So I've never actually implemented an a-star pathfinding algorithm. I have done pathfinding - back when I was in college I wrote a computer version of Steve Jackson's *Melee* for the Mac; it had a hex map and I worked on making it so orcs could find their way to you. It was a hairy, horrible algorithm that involved raycasting and seeing if there was an obstacle and raycasting around that obstacle and recursing. I mentioned what I was doing to Peter Akemann (who would later found Treyarch) and on the busride home from UCSD he sat with his head in his hands, thinking, and when we got back to the apartment he wrote an algorithm in about an hour that he called "blobmap".
The way blobmap worked is this: you have a two-dimensional array that matches your map. (Blobmap assumes your map is a two-dimensional array, and not an arbitrary network, which is one disadvantage it has over a-star.) You do a flood-fill in this two-dimensional array, starting at the destination you're trying to reach. You initialize the array to whatever the max value is for the data size you're using. You put a zero at the destination. You surround that destination square with 1's. And then you surround the 1's with 2's. And the 2's with 3's. Obstacles on the original map are left untouched in the array. So the flood-fill will naturally go around walls and terrain.
Once you've filled the map - it's completely blobbed - your character can simply walk downhill to find the fastest route to the destination. And you can do terrain costs with blobmap, too: instead of incrementing by 1, increment by the terrain cost.
Is it as fast as a-star? Probably not. Is it more or less memory efficient? I believe the a-star data will usually take more space than the array, but I'm not positive. I'm not entirely sure how a-star works, to be honest with you. And I'm not the only one: I've talked to more than one programmer who knows how to implement a-star but doesn't actually totally grok the underlying details. Which is one of the nice things about blobmap: it's easy to understand. The code is simple to read. It is *elegant*.

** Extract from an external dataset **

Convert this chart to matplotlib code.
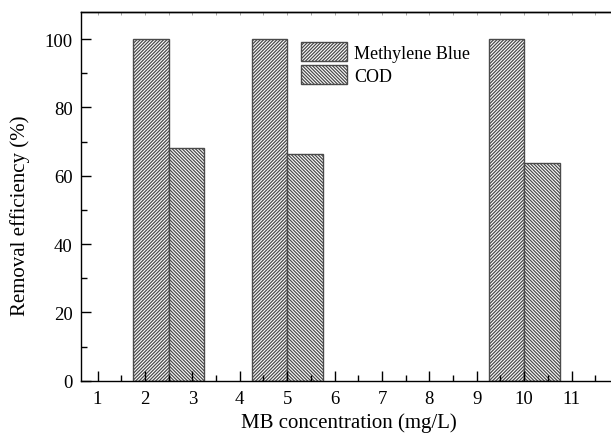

We've used blob map on RPG's with tactical combat (Magic Candle 2, 3, 4) and we even used it on Die By The Sword - hashing our terrain polys into an array of sectors and then blobmapping through the sectors.
Then we heard about a-star and we used that on all our subsequent titles. But I kind of miss blobmap. And if I was doing an RTS or a tactical strategy game of some kind, where the terrain is a grid or a hex-map, I'd use blobmap first and only switch to a-star if I needed the performance boost.